** START **

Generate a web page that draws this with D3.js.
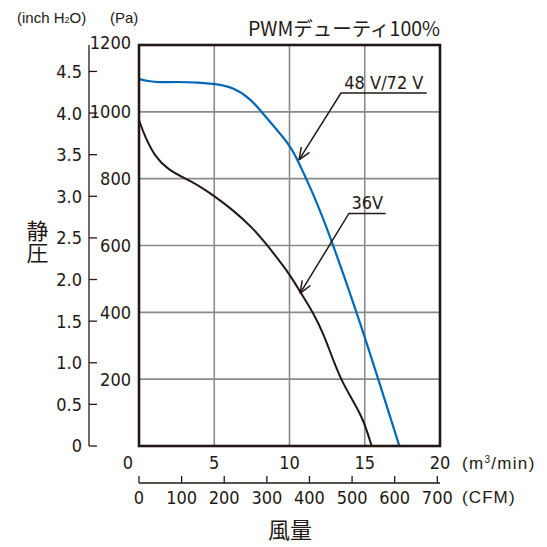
<!DOCTYPE html>
<html><head><meta charset="utf-8">
<script src="https://cdn.jsdelivr.net/npm/d3@7"></script>
<style>
html,body{margin:0;padding:0;background:#fff;}
svg text{fill:#231815;}
</style></head>
<body><svg id="c" width="547" height="547"></svg>
<script>
// ---- data ----
const seriesNames = ["48 V/72 V", "36V"];
const flow48 = [0, 0.6, 1.3, 2.5, 4, 5, 6.27, 7.38, 8.15, 9.1, 10.03, 10.6, 11.1, 11.48, 12.2, 12.91, 14.47, 15.9, 17.3];
const pres48 = [1098, 1092, 1088, 1090, 1088, 1084, 1074, 1040, 1000, 949, 900, 850, 800, 764, 685, 600, 400, 200, 0];
const flow36 = [0, 0.4, 1.06, 1.95, 3.06, 4.17, 5, 6.2, 7.6, 8.44, 9.3, 10.03, 10.8, 11.6, 12.25, 13.0, 13.5, 14.13, 14.8, 15.15, 15.46];
const pres36 = [975, 925, 866, 826, 801, 774, 748, 708, 651, 605, 556, 512, 455, 397, 337, 245, 192, 142, 88, 45, 0];
const paTicks = [200, 400, 600, 800, 1000, 1200];
const inchTicks = [0, 0.5, 1.0, 1.5, 2.0, 2.5, 3.0, 3.5, 4.0, 4.5];
const flowTicks = [0, 5, 10, 15, 20];
const cfmTicks = [0, 100, 200, 300, 400, 500, 600, 700];
const gridX = [5, 10, 15];
const gridY = [200, 400, 600, 800, 1000];
const title = "PWMデューティ100%";
const yTitle = "静圧";
const xTitle = "風量";
// annotation anchors in data units: tip, underline start, underline end
const notes = [
  {label: seriesNames[0], tip: [10.63, 856], start: [13.42, 1056], end: [19.12, 1056]},
  {label: seriesNames[1], tip: [10.70, 457], start: [13.95, 696], end: [16.39, 696]}
];
const PA_PER_INCH = 249.089, M3MIN_PER_CFM = 0.0283168;

// ---- drawing ----
const svg = d3.select("#c");
const ink = "#231815", blue = "#0068b7", gridC = "#8a8a8a";
const numFont = "'Liberation Sans Narrow','Arial Narrow','DejaVu Sans Condensed',sans-serif";
const sansFont = "'Liberation Sans',Arial,sans-serif";
const jpFont = "'Noto Sans CJK JP',sans-serif";
const L = 139, R = 440, T = 45, B = 446;
const x = d3.scaleLinear().domain([0, 20]).range([L, R]);
const y = d3.scaleLinear().domain([0, 1200]).range([B, T]);
const yIn = d3.scaleLinear().domain([0, 1200 / PA_PER_INCH]).range([B, T]);
const xCfm = d3.scaleLinear().domain([0, 20 / M3MIN_PER_CFM]).range([L, R]);

// grid
svg.append("g").selectAll("line").data(gridX).join("line")
  .attr("x1", d => x(d)).attr("x2", d => x(d)).attr("y1", T).attr("y2", B)
  .attr("stroke", gridC).attr("stroke-width", 1.6);
svg.append("g").selectAll("line").data(gridY).join("line")
  .attr("x1", L).attr("x2", R).attr("y1", d => y(d)).attr("y2", d => y(d))
  .attr("stroke", gridC).attr("stroke-width", 1.6);

// curves
const line = d3.line().x(d => x(d[0])).y(d => y(d[1])).curve(d3.curveBasis);
svg.append("path").datum(flow36.map((f, i) => [f, pres36[i]])).attr("d", line)
  .attr("fill", "none").attr("stroke", ink).attr("stroke-width", 2);
svg.append("path").datum(flow48.map((f, i) => [f, pres48[i]])).attr("d", line)
  .attr("fill", "none").attr("stroke", blue).attr("stroke-width", 2.2);

// frame
svg.append("rect").attr("x", L).attr("y", T).attr("width", R - L).attr("height", B - T)
  .attr("fill", "none").attr("stroke", ink).attr("stroke-width", 2.6);

// Pa labels
svg.append("g").selectAll("text").data(paTicks).join("text")
  .attr("x", 131).attr("y", d => y(d) - (d === 1200 ? 2 : 0)).attr("dy", "0.36em")
  .attr("text-anchor", "end").attr("font-family", numFont).attr("font-size", 18)
  .text(d => d);

// inch axis
const gIn = svg.append("g");
gIn.append("line").attr("x1", 89).attr("x2", 89).attr("y1", T).attr("y2", B)
  .attr("stroke", ink).attr("stroke-width", 1.3);
gIn.selectAll("line.t").data(inchTicks).join("line").attr("class", "t")
  .attr("x1", 89).attr("x2", 97).attr("y1", d => yIn(d)).attr("y2", d => yIn(d))
  .attr("stroke", ink).attr("stroke-width", 1.3);
gIn.selectAll("text").data(inchTicks).join("text")
  .attr("x", 82).attr("y", d => yIn(d)).attr("dy", "0.36em")
  .attr("text-anchor", "end").attr("font-family", numFont).attr("font-size", 18)
  .text(d => d === 0 ? "0" : d.toFixed(1));

// flow labels
svg.append("g").selectAll("text").data(flowTicks).join("text")
  .attr("x", d => x(d) + (d === 0 ? -11 : 0)).attr("y", 463).attr("dy", "0.36em")
  .attr("text-anchor", "middle").attr("font-family", numFont).attr("font-size", 18)
  .text(d => d);

// CFM axis
const gC = svg.append("g");
gC.append("line").attr("x1", L).attr("x2", R).attr("y1", 483).attr("y2", 483)
  .attr("stroke", ink).attr("stroke-width", 1.3);
gC.selectAll("line.t").data(cfmTicks).join("line").attr("class", "t")
  .attr("x1", d => xCfm(d)).attr("x2", d => xCfm(d)).attr("y1", 483).attr("y2", 476)
  .attr("stroke", ink).attr("stroke-width", 1.3);
gC.selectAll("text").data(cfmTicks).join("text")
  .attr("x", d => xCfm(d)).attr("y", 498).attr("dy", "0.36em")
  .attr("text-anchor", "middle").attr("font-family", numFont).attr("font-size", 18)
  .text(d => d);

// unit labels
const u1 = svg.append("text").attr("x", 17).attr("y", 23).attr("font-family", sansFont).attr("font-size", 15);
u1.append("tspan").text("(inch H");
u1.append("tspan").attr("font-size", 9).text("2");
u1.append("tspan").text("O)");
svg.append("text").attr("x", 110).attr("y", 23).attr("font-family", sansFont).attr("font-size", 15).text("(Pa)");
const u3 = svg.append("text").attr("x", 462).attr("y", 463).attr("dy", "0.36em").attr("font-family", sansFont)
  .attr("font-size", 17).attr("letter-spacing", 1.3);
u3.append("tspan").text("(m");
u3.append("tspan").attr("font-size", 10).attr("dy", -6).text("3");
u3.append("tspan").attr("dy", 6).text("/min)");
svg.append("text").attr("x", 462).attr("y", 497).attr("dy", "0.36em").attr("font-family", sansFont)
  .attr("font-size", 17).attr("letter-spacing", 1.1).text("(CFM)");

// titles
svg.append("text").attr("x", 440).attr("y", 36).attr("text-anchor", "end")
  .attr("font-family", jpFont).attr("font-size", 19.5).text(title);
svg.append("text").attr("x", 290).attr("y", 538).attr("text-anchor", "middle")
  .attr("font-family", jpFont).attr("font-size", 22).text(xTitle);
svg.append("text").attr("x", 37.5).attr("y", 241.5).attr("text-anchor", "middle")
  .attr("font-family", jpFont).attr("font-size", 22)
  .style("writing-mode", "vertical-rl").style("text-orientation", "upright")
  .text(yTitle);

// annotations
const gA = svg.append("g");
notes.forEach(n => {
  const tx = x(n.tip[0]), ty = y(n.tip[1]);
  const sx = x(n.start[0]), sy = y(n.start[1]);
  const ex = x(n.end[0]);
  gA.append("polyline").attr("points", `${ex},${sy} ${sx},${sy} ${tx},${ty}`)
    .attr("fill", "none").attr("stroke", ink).attr("stroke-width", 1.5);
  const ang = Math.atan2(sy - ty, sx - tx);
  const len = 13, spread = 0.38;
  [ang - spread, ang + spread].forEach(a => {
    gA.append("line").attr("x1", tx).attr("y1", ty)
      .attr("x2", tx + len * Math.cos(a)).attr("y2", ty + len * Math.sin(a))
      .attr("stroke", ink).attr("stroke-width", 1.5);
  });
  gA.append("text").attr("x", (sx + ex) / 2).attr("y", sy - 4).attr("text-anchor", "middle")
    .attr("font-family", numFont).attr("font-size", 18).text(n.label);
});
</script></body></html>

** END **

Work to be completed:
Could the lines from the top of the material through the line with "const xCfm = d3.scaleLinear().domain([0, 20" be repeated exactly, pictures left out?

Output of the exercise:
Generate a web page that draws this with D3.js.
<!DOCTYPE html>
<html><head><meta charset="utf-8">
<script src="https://cdn.jsdelivr.net/npm/d3@7"></script>
<style>
html,body{margin:0;padding:0;background:#fff;}
svg text{fill:#231815;}
</style></head>
<body><svg id="c" width="547" height="547"></svg>
<script>
// ---- data ----
const seriesNames = ["48 V/72 V", "36V"];
const flow48 = [0, 0.6, 1.3, 2.5, 4, 5, 6.27, 7.38, 8.15, 9.1, 10.03, 10.6, 11.1, 11.48, 12.2, 12.91, 14.47, 15.9, 17.3];
const pres48 = [1098, 1092, 1088, 1090, 1088, 1084, 1074, 1040, 1000, 949, 900, 850, 800, 764, 685, 600, 400, 200, 0];
const flow36 = [0, 0.4, 1.06, 1.95, 3.06, 4.17, 5, 6.2, 7.6, 8.44, 9.3, 10.03, 10.8, 11.6, 12.25, 13.0, 13.5, 14.13, 14.8, 15.15, 15.46];
const pres36 = [975, 925, 866, 826, 801, 774, 748, 708, 651, 605, 556, 512, 455, 397, 337, 245, 192, 142, 88, 45, 0];
const paTicks = [200, 400, 600, 800, 1000, 1200];
const inchTicks = [0, 0.5, 1.0, 1.5, 2.0, 2.5, 3.0, 3.5, 4.0, 4.5];
const flowTicks = [0, 5, 10, 15, 20];
const cfmTicks = [0, 100, 200, 300, 400, 500, 600, 700];
const gridX = [5, 10, 15];
const gridY = [200, 400, 600, 800, 1000];
const title = "PWMデューティ100%";
const yTitle = "静圧";
const xTitle = "風量";
// annotation anchors in data units: tip, underline start, underline end
const notes = [
  {label: seriesNames[0], tip: [10.63, 856], start: [13.42, 1056], end: [19.12, 1056]},
  {label: seriesNames[1], tip: [10.70, 457], start: [13.95, 696], end: [16.39, 696]}
];
const PA_PER_INCH = 249.089, M3MIN_PER_CFM = 0.0283168;

// ---- drawing ----
const svg = d3.select("#c");
const ink = "#231815", blue = "#0068b7", gridC = "#8a8a8a";
const numFont = "'Liberation Sans Narrow','Arial Narrow','DejaVu Sans Condensed',sans-serif";
const sansFont = "'Liberation Sans',Arial,sans-serif";
const jpFont = "'Noto Sans CJK JP',sans-serif";
const L = 139, R = 440, T = 45, B = 446;
const x = d3.scaleLinear().domain([0, 20]).range([L, R]);
const y = d3.scaleLinear().domain([0, 1200]).range([B, T]);
const yIn = d3.scaleLinear().domain([0, 1200 / PA_PER_INCH]).range([B, T]);
const xCfm = d3.scaleLinear().domain([0, 20 / M3MIN_PER_CFM]).range([L, R]);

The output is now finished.